AIM
Copy exactly the lines that run from the top of the listing to the line containing "return fig.add_axes([x0 /", both ends included, and omit the pictures.
* begin *
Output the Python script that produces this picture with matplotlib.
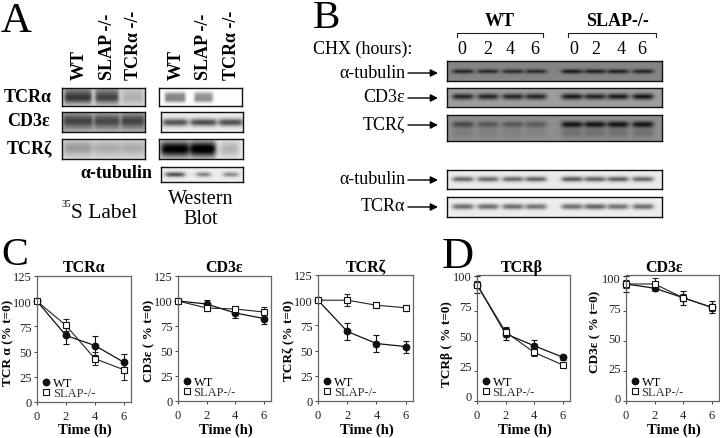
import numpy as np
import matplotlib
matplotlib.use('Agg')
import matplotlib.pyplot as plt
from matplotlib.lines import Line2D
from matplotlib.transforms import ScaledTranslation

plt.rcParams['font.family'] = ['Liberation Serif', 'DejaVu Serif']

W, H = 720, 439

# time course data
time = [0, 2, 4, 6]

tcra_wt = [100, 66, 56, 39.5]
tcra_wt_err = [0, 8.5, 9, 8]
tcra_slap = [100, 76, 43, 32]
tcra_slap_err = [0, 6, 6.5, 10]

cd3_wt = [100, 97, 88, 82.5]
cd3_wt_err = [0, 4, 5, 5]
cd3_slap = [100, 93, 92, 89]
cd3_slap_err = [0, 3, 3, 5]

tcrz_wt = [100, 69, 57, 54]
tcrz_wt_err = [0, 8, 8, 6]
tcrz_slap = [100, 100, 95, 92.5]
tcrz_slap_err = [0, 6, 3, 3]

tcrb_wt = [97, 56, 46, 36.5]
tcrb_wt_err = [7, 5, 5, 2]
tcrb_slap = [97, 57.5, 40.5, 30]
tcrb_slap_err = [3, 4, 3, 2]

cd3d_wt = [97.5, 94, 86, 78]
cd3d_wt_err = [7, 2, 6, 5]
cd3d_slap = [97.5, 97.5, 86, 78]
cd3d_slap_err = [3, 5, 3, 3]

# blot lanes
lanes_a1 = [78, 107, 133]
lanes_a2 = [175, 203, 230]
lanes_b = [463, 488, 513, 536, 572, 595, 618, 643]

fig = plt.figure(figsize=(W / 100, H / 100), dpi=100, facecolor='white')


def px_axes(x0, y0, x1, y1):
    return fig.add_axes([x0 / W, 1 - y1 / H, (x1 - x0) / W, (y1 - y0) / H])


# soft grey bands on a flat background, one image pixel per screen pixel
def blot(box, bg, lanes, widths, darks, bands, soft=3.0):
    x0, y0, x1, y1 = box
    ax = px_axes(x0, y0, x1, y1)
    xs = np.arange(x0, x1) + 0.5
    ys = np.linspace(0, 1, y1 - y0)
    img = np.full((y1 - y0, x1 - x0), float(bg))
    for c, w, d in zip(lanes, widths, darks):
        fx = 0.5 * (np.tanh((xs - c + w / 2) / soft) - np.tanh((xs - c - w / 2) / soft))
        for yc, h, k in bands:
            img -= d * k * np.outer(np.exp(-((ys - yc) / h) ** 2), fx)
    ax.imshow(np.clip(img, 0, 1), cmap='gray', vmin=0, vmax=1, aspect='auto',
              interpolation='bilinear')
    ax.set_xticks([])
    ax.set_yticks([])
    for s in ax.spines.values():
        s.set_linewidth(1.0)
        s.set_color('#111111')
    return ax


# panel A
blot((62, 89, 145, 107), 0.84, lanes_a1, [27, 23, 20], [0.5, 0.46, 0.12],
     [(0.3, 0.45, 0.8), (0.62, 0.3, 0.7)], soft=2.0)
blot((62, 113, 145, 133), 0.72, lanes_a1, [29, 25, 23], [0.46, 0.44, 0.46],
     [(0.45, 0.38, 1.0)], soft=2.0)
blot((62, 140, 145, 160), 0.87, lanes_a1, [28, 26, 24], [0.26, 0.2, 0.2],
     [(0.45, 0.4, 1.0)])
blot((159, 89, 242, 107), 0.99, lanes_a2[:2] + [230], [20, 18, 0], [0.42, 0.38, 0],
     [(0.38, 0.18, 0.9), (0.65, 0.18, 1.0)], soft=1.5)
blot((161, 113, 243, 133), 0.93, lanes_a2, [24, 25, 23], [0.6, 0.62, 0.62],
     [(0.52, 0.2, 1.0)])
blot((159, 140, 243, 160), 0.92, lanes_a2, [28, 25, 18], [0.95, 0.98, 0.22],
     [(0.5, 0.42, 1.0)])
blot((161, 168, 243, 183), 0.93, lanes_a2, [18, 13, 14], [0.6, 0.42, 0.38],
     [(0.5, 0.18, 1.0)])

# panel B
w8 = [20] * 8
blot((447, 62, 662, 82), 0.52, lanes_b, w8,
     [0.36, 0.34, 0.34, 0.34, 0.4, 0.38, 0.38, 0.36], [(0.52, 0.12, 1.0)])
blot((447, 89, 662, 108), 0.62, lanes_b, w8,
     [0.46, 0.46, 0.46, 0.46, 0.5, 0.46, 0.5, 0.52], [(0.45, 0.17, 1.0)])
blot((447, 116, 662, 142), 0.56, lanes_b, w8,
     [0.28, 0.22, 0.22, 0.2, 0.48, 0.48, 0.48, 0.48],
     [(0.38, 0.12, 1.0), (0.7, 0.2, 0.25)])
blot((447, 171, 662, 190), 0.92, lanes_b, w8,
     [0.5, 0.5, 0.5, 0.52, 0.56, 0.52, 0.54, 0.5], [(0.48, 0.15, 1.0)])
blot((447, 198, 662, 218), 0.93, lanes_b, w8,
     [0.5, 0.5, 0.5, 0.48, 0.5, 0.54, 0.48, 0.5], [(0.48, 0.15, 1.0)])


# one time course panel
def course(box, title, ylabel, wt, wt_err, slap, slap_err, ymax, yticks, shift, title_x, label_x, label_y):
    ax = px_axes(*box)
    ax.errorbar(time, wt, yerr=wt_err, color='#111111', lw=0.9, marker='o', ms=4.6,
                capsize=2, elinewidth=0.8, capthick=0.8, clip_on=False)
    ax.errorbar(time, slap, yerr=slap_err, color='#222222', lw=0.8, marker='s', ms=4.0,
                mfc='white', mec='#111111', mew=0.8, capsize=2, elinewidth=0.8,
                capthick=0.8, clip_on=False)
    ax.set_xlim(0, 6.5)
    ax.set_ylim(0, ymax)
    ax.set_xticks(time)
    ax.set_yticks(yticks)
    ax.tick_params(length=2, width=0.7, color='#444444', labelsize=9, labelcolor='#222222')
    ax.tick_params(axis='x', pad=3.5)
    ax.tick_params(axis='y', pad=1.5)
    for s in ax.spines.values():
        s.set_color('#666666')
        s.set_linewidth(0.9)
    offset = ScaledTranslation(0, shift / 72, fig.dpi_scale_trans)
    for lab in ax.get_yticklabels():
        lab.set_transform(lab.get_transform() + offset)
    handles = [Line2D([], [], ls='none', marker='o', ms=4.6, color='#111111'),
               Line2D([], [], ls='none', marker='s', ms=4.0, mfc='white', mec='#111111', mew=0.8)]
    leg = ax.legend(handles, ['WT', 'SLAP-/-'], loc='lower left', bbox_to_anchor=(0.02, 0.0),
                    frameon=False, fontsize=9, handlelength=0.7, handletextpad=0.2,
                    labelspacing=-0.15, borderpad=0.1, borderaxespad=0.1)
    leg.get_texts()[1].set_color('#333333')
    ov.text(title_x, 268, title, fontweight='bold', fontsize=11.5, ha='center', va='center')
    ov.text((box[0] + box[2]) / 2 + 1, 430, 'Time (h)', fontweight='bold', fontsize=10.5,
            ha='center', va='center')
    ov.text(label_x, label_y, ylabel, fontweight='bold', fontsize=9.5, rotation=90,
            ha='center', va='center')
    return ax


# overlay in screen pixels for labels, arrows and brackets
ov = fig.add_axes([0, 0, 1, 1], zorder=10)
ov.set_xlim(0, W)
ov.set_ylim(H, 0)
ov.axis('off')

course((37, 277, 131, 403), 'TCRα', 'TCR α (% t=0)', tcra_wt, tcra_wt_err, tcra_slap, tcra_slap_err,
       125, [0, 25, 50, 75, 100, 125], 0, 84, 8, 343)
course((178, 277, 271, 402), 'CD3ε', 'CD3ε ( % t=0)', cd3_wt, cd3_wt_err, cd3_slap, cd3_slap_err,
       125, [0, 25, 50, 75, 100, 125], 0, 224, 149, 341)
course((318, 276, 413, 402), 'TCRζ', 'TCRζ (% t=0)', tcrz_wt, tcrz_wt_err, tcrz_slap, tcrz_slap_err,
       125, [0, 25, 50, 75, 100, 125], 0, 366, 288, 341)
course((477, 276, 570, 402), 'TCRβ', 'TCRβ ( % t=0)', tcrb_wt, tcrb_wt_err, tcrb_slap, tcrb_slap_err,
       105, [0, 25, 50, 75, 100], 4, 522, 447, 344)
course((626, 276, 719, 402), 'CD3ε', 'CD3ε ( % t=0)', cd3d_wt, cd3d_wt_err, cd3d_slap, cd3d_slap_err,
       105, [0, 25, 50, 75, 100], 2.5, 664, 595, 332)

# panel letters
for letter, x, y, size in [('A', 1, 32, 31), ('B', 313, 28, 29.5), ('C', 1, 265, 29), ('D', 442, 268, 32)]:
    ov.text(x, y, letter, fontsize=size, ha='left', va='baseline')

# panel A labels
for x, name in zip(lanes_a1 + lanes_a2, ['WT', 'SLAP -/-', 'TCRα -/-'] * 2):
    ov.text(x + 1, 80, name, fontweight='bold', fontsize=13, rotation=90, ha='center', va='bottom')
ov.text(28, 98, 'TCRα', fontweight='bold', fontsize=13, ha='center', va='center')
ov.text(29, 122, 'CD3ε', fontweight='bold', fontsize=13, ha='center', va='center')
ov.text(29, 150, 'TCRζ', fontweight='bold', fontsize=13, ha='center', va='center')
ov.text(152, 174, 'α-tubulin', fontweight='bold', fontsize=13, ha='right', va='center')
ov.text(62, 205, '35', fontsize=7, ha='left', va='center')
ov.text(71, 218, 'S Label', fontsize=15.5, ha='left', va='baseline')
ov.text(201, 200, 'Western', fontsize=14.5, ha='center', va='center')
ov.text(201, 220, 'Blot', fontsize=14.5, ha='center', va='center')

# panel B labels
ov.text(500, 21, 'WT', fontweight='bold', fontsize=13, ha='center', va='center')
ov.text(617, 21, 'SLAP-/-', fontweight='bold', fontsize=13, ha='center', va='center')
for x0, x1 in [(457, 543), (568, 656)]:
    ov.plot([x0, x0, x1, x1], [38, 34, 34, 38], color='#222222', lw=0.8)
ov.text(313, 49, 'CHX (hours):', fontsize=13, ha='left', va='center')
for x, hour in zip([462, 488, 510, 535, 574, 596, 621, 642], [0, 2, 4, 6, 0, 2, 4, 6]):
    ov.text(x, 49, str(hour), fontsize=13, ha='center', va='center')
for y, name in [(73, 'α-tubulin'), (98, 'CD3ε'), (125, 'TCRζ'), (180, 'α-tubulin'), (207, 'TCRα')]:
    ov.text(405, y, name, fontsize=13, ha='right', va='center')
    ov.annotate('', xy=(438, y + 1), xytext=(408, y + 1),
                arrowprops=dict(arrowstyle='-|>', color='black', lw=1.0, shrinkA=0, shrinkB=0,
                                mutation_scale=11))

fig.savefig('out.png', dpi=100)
* end *
RESULT
Output the Python script that produces this picture with matplotlib.
import numpy as np
import matplotlib
matplotlib.use('Agg')
import matplotlib.pyplot as plt
from matplotlib.lines import Line2D
from matplotlib.transforms import ScaledTranslation

plt.rcParams['font.family'] = ['Liberation Serif', 'DejaVu Serif']

W, H = 720, 439

# time course data
time = [0, 2, 4, 6]

tcra_wt = [100, 66, 56, 39.5]
tcra_wt_err = [0, 8.5, 9, 8]
tcra_slap = [100, 76, 43, 32]
tcra_slap_err = [0, 6, 6.5, 10]

cd3_wt = [100, 97, 88, 82.5]
cd3_wt_err = [0, 4, 5, 5]
cd3_slap = [100, 93, 92, 89]
cd3_slap_err = [0, 3, 3, 5]

tcrz_wt = [100, 69, 57, 54]
tcrz_wt_err = [0, 8, 8, 6]
tcrz_slap = [100, 100, 95, 92.5]
tcrz_slap_err = [0, 6, 3, 3]

tcrb_wt = [97, 56, 46, 36.5]
tcrb_wt_err = [7, 5, 5, 2]
tcrb_slap = [97, 57.5, 40.5, 30]
tcrb_slap_err = [3, 4, 3, 2]

cd3d_wt = [97.5, 94, 86, 78]
cd3d_wt_err = [7, 2, 6, 5]
cd3d_slap = [97.5, 97.5, 86, 78]
cd3d_slap_err = [3, 5, 3, 3]

# blot lanes
lanes_a1 = [78, 107, 133]
lanes_a2 = [175, 203, 230]
lanes_b = [463, 488, 513, 536, 572, 595, 618, 643]

fig = plt.figure(figsize=(W / 100, H / 100), dpi=100, facecolor='white')


def px_axes(x0, y0, x1, y1):
    return fig.add_axes([x0 / W, 1 - y1 / H, (x1 - x0) / W, (y1 - y0) / H])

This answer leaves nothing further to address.